Job -> Reproduce every entry that follows word for word, but omit the images.

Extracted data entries
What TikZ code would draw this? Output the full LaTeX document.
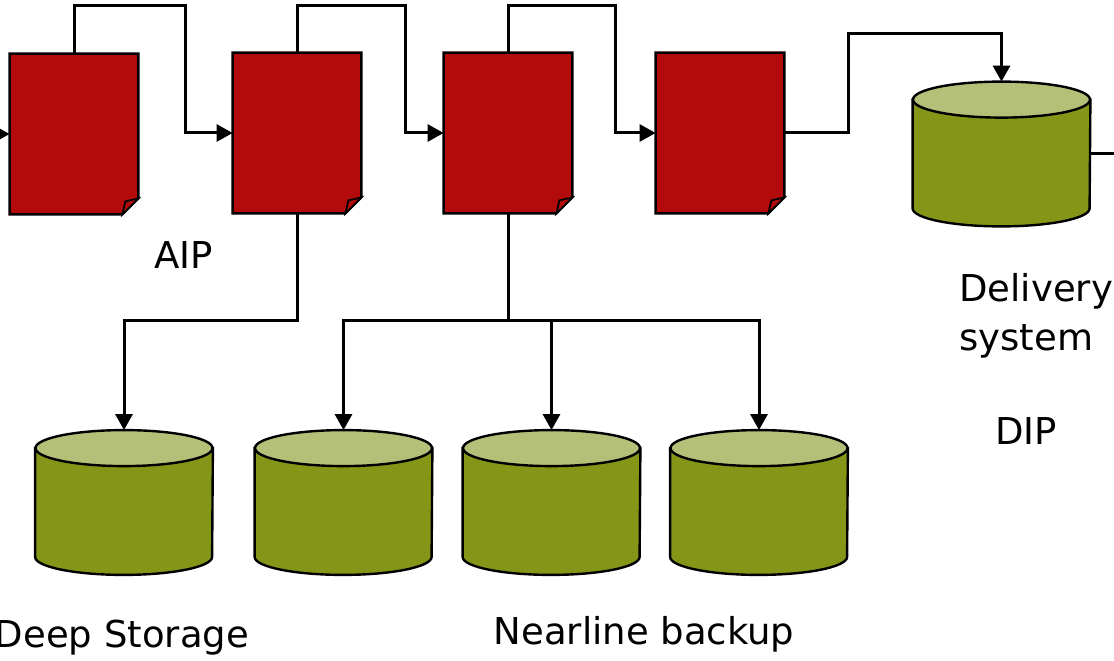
\documentclass[tikz,border=0pt]{standalone}
\usepackage{fontspec}
\setmainfont{DejaVu Sans}
\usetikzlibrary{arrows.meta,calc}
\definecolor{docred}{RGB}{179,11,11}
\definecolor{drumbody}{RGB}{133,149,23}
\definecolor{drumtop}{RGB}{180,192,119}

\begin{document}
\begin{tikzpicture}[x=0.5bp,y=-0.5bp,>={Triangle[length=8bp,width=8.5bp]},
	flow/.style={->,line width=1.5bp},
	aip/.style={minimum width=64bp,minimum height=80bp,inner sep=0pt},
	drum/.style={minimum width=88.5bp,minimum height=72bp,inner sep=0pt},
	lbl/.style={font=\fontsize{18.5bp}{24bp}\selectfont,inner sep=0pt}]
	\useasboundingbox (0,0) rectangle (1114,661);
	
	\node[aip] (d1) at (74,134) {};
	\node[aip] (d2) at (297,133) {};
	\node[aip] (d3) at (508,133) {};
	\node[aip] (d4) at (720,133) {};
	\node[drum] (dlv) at (1001.5,154) {};
	\node[drum] (s1) at (124,502.5) {};
	\node[drum] (s2) at (343.5,502.5) {};
	\node[drum] (s3) at (551.5,502.5) {};
	\node[drum] (s4) at (759,502.5) {};
	
	\foreach \n in {d1,d2,d3,d4} {
		\draw[fill=docred,line width=1.2bp] (\n.north west) -- (\n.north east)
		-- ([yshift=8bp]\n.south east) -- ([xshift=-8bp]\n.south east)
		-- (\n.south west) -- cycle;
		\draw[fill=docred,line width=0.9bp] ([xshift=-8bp]\n.south east)
		-- ([xshift=-6.5bp,yshift=6.5bp]\n.south east) -- ([yshift=8bp]\n.south east) -- cycle;
	}
	
	\foreach \n in {dlv,s1,s2,s3,s4} {
		\draw[fill=drumbody,line width=1.2bp] ([yshift=-9bp]\n.north west)
		-- ([yshift=9bp]\n.south west)
		arc[start angle=180,end angle=360,x radius=44.25bp,y radius=9bp]
		-- ([yshift=-9bp]\n.north east) -- cycle;
		\draw[fill=drumtop,line width=1.2bp] ([yshift=-9bp]\n.north)
		ellipse[x radius=44.25bp,y radius=9bp];
	}
	
	\coordinate (in) at (-10,134);
	\coordinate (t1) at (185,6);
	\coordinate (t2) at (405,6);
	\coordinate (t3) at (615,6);
	\coordinate (t4) at (848,34);
	\coordinate (j1) at (297,321);
	\coordinate (j2) at (508,321);
	\coordinate (out) at (1124,154);
	
	\draw[flow] (in) -- (d1.west);
	\draw[flow] (d1.north) |- (t1) |- (d2.west);
	\draw[flow] (d2.north) |- (t2) |- (d3.west);
	\draw[flow] (d3.north) |- (t3) |- (d4.west);
	\draw[flow] (d4.east) -| (t4) -| (dlv.north);
	\draw[line width=1.5bp] (dlv.east) -- (out);
	\draw[flow] (d2.south) -- (j1) -| (s1.north);
	\foreach \s in {s2,s3,s4}
		\draw[flow] (d3.south) -- (j2) -| (\s.north);
	
	\node[lbl,anchor=base] (aipl) at (183.5,269) {AIP};
	\node[lbl,anchor=base west,align=left] (dlvl) at (959,350) {Delivery\\system};
	\node[lbl,anchor=base] (dipl) at (1026,445) {DIP};
	\node[lbl,anchor=base] (deepl) at (122,648) {Deep Storage};
	\node[lbl,anchor=base] (nearl) at (644,644) {Nearline backup};
\end{tikzpicture}
\end{document}
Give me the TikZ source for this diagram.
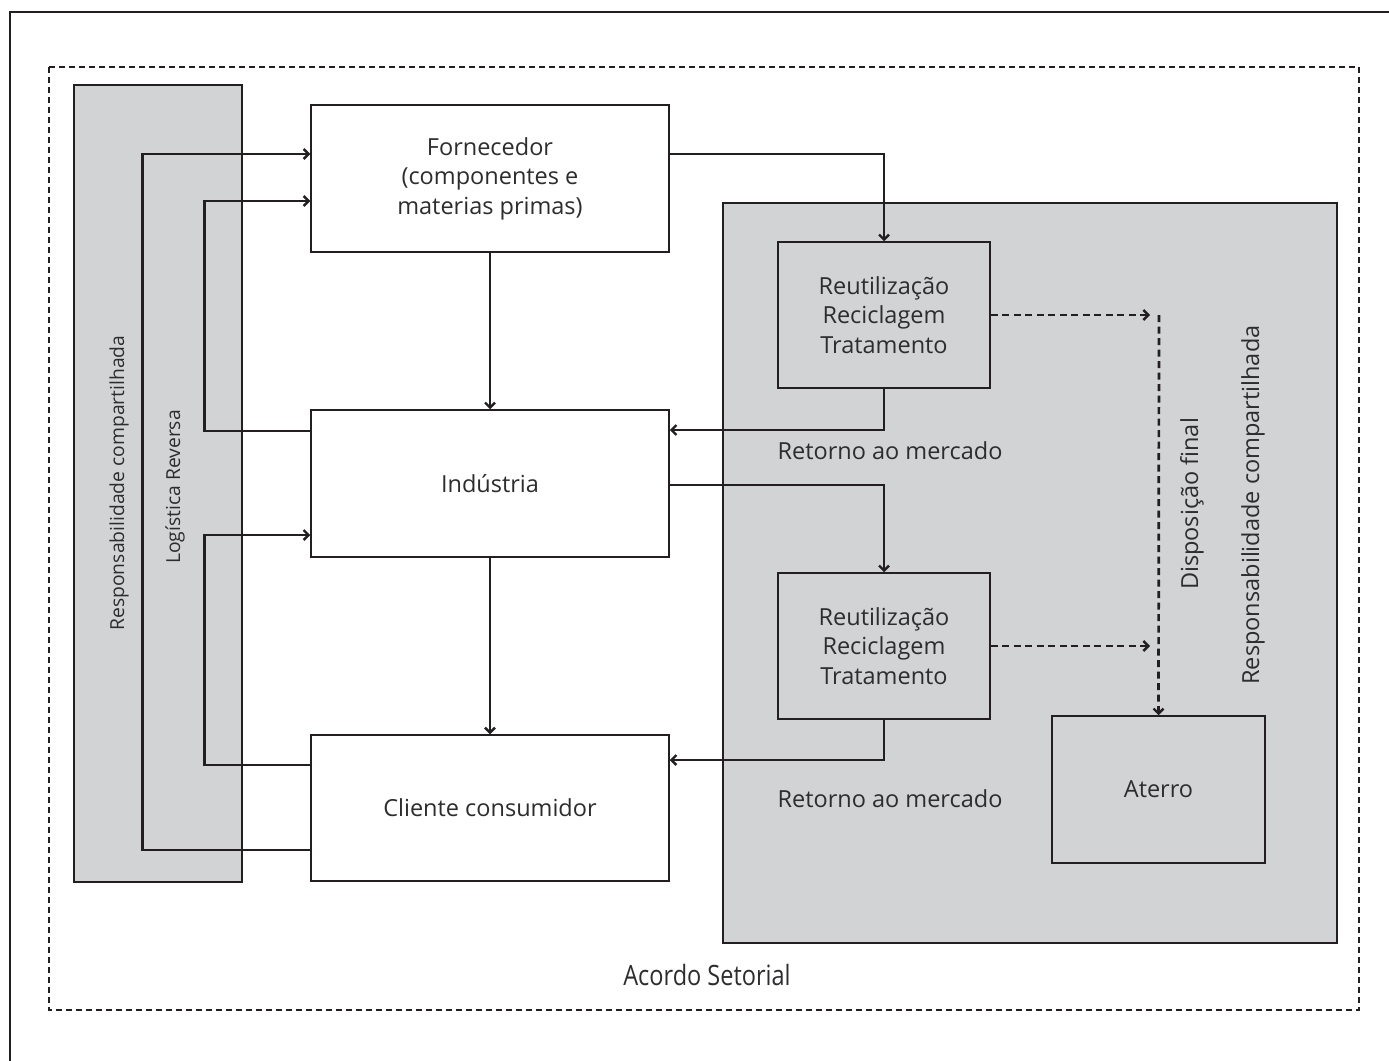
\documentclass[tikz,border=0pt]{standalone}
\usepackage{fontspec}
\setmainfont{Open Sans}
\newfontfamily\condfont[FakeStretch=0.84]{Open Sans}
\usetikzlibrary{arrows.meta,positioning,calc}
\definecolor{panelgray}{RGB}{209,211,212}
\definecolor{ink}{RGB}{35,31,32}
\definecolor{txt}{RGB}{45,45,47}
\tikzset{
  box/.style={draw=ink, line width=1.5pt, minimum width=358pt, minimum height=147pt, inner sep=0pt, align=center, font=\fontsize{23.5}{29.5}\selectfont, text=txt},
  smallbox/.style={box, minimum width=212pt, minimum height=146pt},
  conn/.style={draw=ink, line width=2.7pt, -{Straight Barb[length=5pt,width=10pt,line width=2.4pt]}},
  dconn/.style={draw=ink, line width=2.7pt, dash pattern=on 7pt off 4.5pt, -{Straight Barb[length=5pt,width=10pt,line width=2.4pt]}},
  lbl/.style={font=\fontsize{23.5}{28}\selectfont, text=txt, inner sep=0pt},
  slbl/.style={font=\fontsize{19.3}{24}\selectfont, text=txt, inner sep=0pt},
  panel/.style={fill=panelgray, draw=ink, line width=1.5pt}
}
\begin{document}
\begin{tikzpicture}[x=1pt,y=-1pt]
\useasboundingbox (0,0) rectangle (1389,1060);
% outer frame (cut off)
\draw[ink, line width=1.5pt] (10,1062) -- (10,12) -- (1391,12);
% dashed frame
\draw[ink, line width=1.1pt, dash pattern=on 6pt off 4pt] (49,67) rectangle (1359,1010);
% gray panels
\path[panel] (74,85) rectangle (242,882);
\path[panel] (723,203) rectangle (1337,943);
% labels in panels
\node[slbl, rotate=90] (resp1) at (119,483) {Responsabilidade compartilhada};
\node[slbl, rotate=90] (logrev) at (175,487) {Logística Reversa};
\node[lbl, rotate=90] (disp) at (1192,504) {Disposição final};
\node[lbl, rotate=90] (resp2) at (1253,505) {Responsabilidade compartilhada};
% boxes
\node[box, fill=white] (forn) at (490,178.5) {Fornecedor\\(componentes e\\materias primas)};
\node[box, fill=white] (ind) at (490,483.5) {Indústria};
\node[box, fill=white, minimum height=146pt] (cli) at (490,808) {Cliente consumidor};
\node[smallbox, fill=panelgray] (reu1) at (884,315) {Reutilização\\Reciclagem\\Tratamento};
\node[smallbox, fill=panelgray] (reu2) at (884,646) {Reutilização\\Reciclagem\\Tratamento};
\node[smallbox, minimum width=213pt, minimum height=147pt, fill=panelgray] (ater) at (1158.5,789.5) {Aterro};
% labels
\node[lbl] (ret1) at (890,451) {Retorno ao mercado};
\node[lbl] (ret2) at (890,799) {Retorno ao mercado};
\node[lbl, font=\condfont\fontsize{28}{32}\selectfont] (acordo) at (707,975) {Acordo Setorial};
% vertical flow
\draw[conn] (forn.south) -- (ind.north);
\draw[conn] (ind.south) -- (cli.north);
% left loops
\draw[conn] ([yshift=-42pt]cli.west) -- ++(-168pt,0) |- ([yshift=24.5pt]forn.west);
\draw[conn] ([yshift=52.5pt]ind.west) -- ++(-106pt,0) |- ([yshift=-22.5pt]forn.west);
\draw[conn] ([yshift=43pt]cli.west) -- ++(-106pt,0) |- ([yshift=-51.5pt]ind.west);
% right flows
\draw[conn] ([yshift=24.5pt]forn.east) -| (reu1.north);
\draw[conn] ([yshift=-1.5pt]ind.east) -| (reu2.north);
\draw[conn] (reu1.south) |- ([yshift=53.5pt]ind.east);
\draw[conn] (reu2.south) |- ([yshift=48pt]cli.east);
% dashed disposal
\coordinate (dtop) at (1159,315);
\coordinate (d1) at (1150,315);
\coordinate (d2) at (1150,646);
\draw[dconn] (reu1.east) -- (d1);
\draw[dconn] (reu2.east) -- (d2);
\draw[dconn] (dtop) -- (ater.north);
\end{tikzpicture}
\end{document}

Complete answer ->
What TikZ code would draw this? Output the full LaTeX document.
\documentclass[tikz,border=0pt]{standalone}
\usepackage{fontspec}
\setmainfont{DejaVu Sans}
\usetikzlibrary{arrows.meta,calc}
\definecolor{docred}{RGB}{179,11,11}
\definecolor{drumbody}{RGB}{133,149,23}
\definecolor{drumtop}{RGB}{180,192,119}

\begin{document}
\begin{tikzpicture}[x=0.5bp,y=-0.5bp,>={Triangle[length=8bp,width=8.5bp]},
	flow/.style={->,line width=1.5bp},
	aip/.style={minimum width=64bp,minimum height=80bp,inner sep=0pt},
	drum/.style={minimum width=88.5bp,minimum height=72bp,inner sep=0pt},
	lbl/.style={font=\fontsize{18.5bp}{24bp}\selectfont,inner sep=0pt}]
	\useasboundingbox (0,0) rectangle (1114,661);
	
	\node[aip] (d1) at (74,134) {};
	\node[aip] (d2) at (297,133) {};
	\node[aip] (d3) at (508,133) {};
	\node[aip] (d4) at (720,133) {};
	\node[drum] (dlv) at (1001.5,154) {};
	\node[drum] (s1) at (124,502.5) {};
	\node[drum] (s2) at (343.5,502.5) {};
	\node[drum] (s3) at (551.5,502.5) {};
	\node[drum] (s4) at (759,502.5) {};
	
	\foreach \n in {d1,d2,d3,d4} {
		\draw[fill=docred,line width=1.2bp] (\n.north west) -- (\n.north east)
		-- ([yshift=8bp]\n.south east) -- ([xshift=-8bp]\n.south east)
		-- (\n.south west) -- cycle;
		\draw[fill=docred,line width=0.9bp] ([xshift=-8bp]\n.south east)
		-- ([xshift=-6.5bp,yshift=6.5bp]\n.south east) -- ([yshift=8bp]\n.south east) -- cycle;
	}
	
	\foreach \n in {dlv,s1,s2,s3,s4} {
		\draw[fill=drumbody,line width=1.2bp] ([yshift=-9bp]\n.north west)
		-- ([yshift=9bp]\n.south west)
		arc[start angle=180,end angle=360,x radius=44.25bp,y radius=9bp]
		-- ([yshift=-9bp]\n.north east) -- cycle;
		\draw[fill=drumtop,line width=1.2bp] ([yshift=-9bp]\n.north)
		ellipse[x radius=44.25bp,y radius=9bp];
	}
	
	\coordinate (in) at (-10,134);
	\coordinate (t1) at (185,6);
	\coordinate (t2) at (405,6);
	\coordinate (t3) at (615,6);
	\coordinate (t4) at (848,34);
	\coordinate (j1) at (297,321);
	\coordinate (j2) at (508,321);
	\coordinate (out) at (1124,154);
	
	\draw[flow] (in) -- (d1.west);
	\draw[flow] (d1.north) |- (t1) |- (d2.west);
	\draw[flow] (d2.north) |- (t2) |- (d3.west);
	\draw[flow] (d3.north) |- (t3) |- (d4.west);
	\draw[flow] (d4.east) -| (t4) -| (dlv.north);
	\draw[line width=1.5bp] (dlv.east) -- (out);
	\draw[flow] (d2.south) -- (j1) -| (s1.north);
	\foreach \s in {s2,s3,s4}
		\draw[flow] (d3.south) -- (j2) -| (\s.north);
	
	\node[lbl,anchor=base] (aipl) at (183.5,269) {AIP};
	\node[lbl,anchor=base west,align=left] (dlvl) at (959,350) {Delivery\\system};
	\node[lbl,anchor=base] (dipl) at (1026,445) {DIP};
	\node[lbl,anchor=base] (deepl) at (122,648) {Deep Storage};
	\node[lbl,anchor=base] (nearl) at (644,644) {Nearline backup};
\end{tikzpicture}
\end{document}
Give me the TikZ source for this diagram.
\documentclass[tikz,border=0pt]{standalone}
\usepackage{fontspec}
\setmainfont{Open Sans}
\newfontfamily\condfont[FakeStretch=0.84]{Open Sans}
\usetikzlibrary{arrows.meta,positioning,calc}
\definecolor{panelgray}{RGB}{209,211,212}
\definecolor{ink}{RGB}{35,31,32}
\definecolor{txt}{RGB}{45,45,47}
\tikzset{
  box/.style={draw=ink, line width=1.5pt, minimum width=358pt, minimum height=147pt, inner sep=0pt, align=center, font=\fontsize{23.5}{29.5}\selectfont, text=txt},
  smallbox/.style={box, minimum width=212pt, minimum height=146pt},
  conn/.style={draw=ink, line width=2.7pt, -{Straight Barb[length=5pt,width=10pt,line width=2.4pt]}},
  dconn/.style={draw=ink, line width=2.7pt, dash pattern=on 7pt off 4.5pt, -{Straight Barb[length=5pt,width=10pt,line width=2.4pt]}},
  lbl/.style={font=\fontsize{23.5}{28}\selectfont, text=txt, inner sep=0pt},
  slbl/.style={font=\fontsize{19.3}{24}\selectfont, text=txt, inner sep=0pt},
  panel/.style={fill=panelgray, draw=ink, line width=1.5pt}
}
\begin{document}
\begin{tikzpicture}[x=1pt,y=-1pt]
\useasboundingbox (0,0) rectangle (1389,1060);
% outer frame (cut off)
\draw[ink, line width=1.5pt] (10,1062) -- (10,12) -- (1391,12);
% dashed frame
\draw[ink, line width=1.1pt, dash pattern=on 6pt off 4pt] (49,67) rectangle (1359,1010);
% gray panels
\path[panel] (74,85) rectangle (242,882);
\path[panel] (723,203) rectangle (1337,943);
% labels in panels
\node[slbl, rotate=90] (resp1) at (119,483) {Responsabilidade compartilhada};
\node[slbl, rotate=90] (logrev) at (175,487) {Logística Reversa};
\node[lbl, rotate=90] (disp) at (1192,504) {Disposição final};
\node[lbl, rotate=90] (resp2) at (1253,505) {Responsabilidade compartilhada};
% boxes
\node[box, fill=white] (forn) at (490,178.5) {Fornecedor\\(componentes e\\materias primas)};
\node[box, fill=white] (ind) at (490,483.5) {Indústria};
\node[box, fill=white, minimum height=146pt] (cli) at (490,808) {Cliente consumidor};
\node[smallbox, fill=panelgray] (reu1) at (884,315) {Reutilização\\Reciclagem\\Tratamento};
\node[smallbox, fill=panelgray] (reu2) at (884,646) {Reutilização\\Reciclagem\\Tratamento};
\node[smallbox, minimum width=213pt, minimum height=147pt, fill=panelgray] (ater) at (1158.5,789.5) {Aterro};
% labels
\node[lbl] (ret1) at (890,451) {Retorno ao mercado};
\node[lbl] (ret2) at (890,799) {Retorno ao mercado};
\node[lbl, font=\condfont\fontsize{28}{32}\selectfont] (acordo) at (707,975) {Acordo Setorial};
% vertical flow
\draw[conn] (forn.south) -- (ind.north);
\draw[conn] (ind.south) -- (cli.north);
% left loops
\draw[conn] ([yshift=-42pt]cli.west) -- ++(-168pt,0) |- ([yshift=24.5pt]forn.west);
\draw[conn] ([yshift=52.5pt]ind.west) -- ++(-106pt,0) |- ([yshift=-22.5pt]forn.west);
\draw[conn] ([yshift=43pt]cli.west) -- ++(-106pt,0) |- ([yshift=-51.5pt]ind.west);
% right flows
\draw[conn] ([yshift=24.5pt]forn.east) -| (reu1.north);
\draw[conn] ([yshift=-1.5pt]ind.east) -| (reu2.north);
\draw[conn] (reu1.south) |- ([yshift=53.5pt]ind.east);
\draw[conn] (reu2.south) |- ([yshift=48pt]cli.east);
% dashed disposal
\coordinate (dtop) at (1159,315);
\coordinate (d1) at (1150,315);
\coordinate (d2) at (1150,646);
\draw[dconn] (reu1.east) -- (d1);
\draw[dconn] (reu2.east) -- (d2);
\draw[dconn] (dtop) -- (ater.north);
\end{tikzpicture}
\end{document}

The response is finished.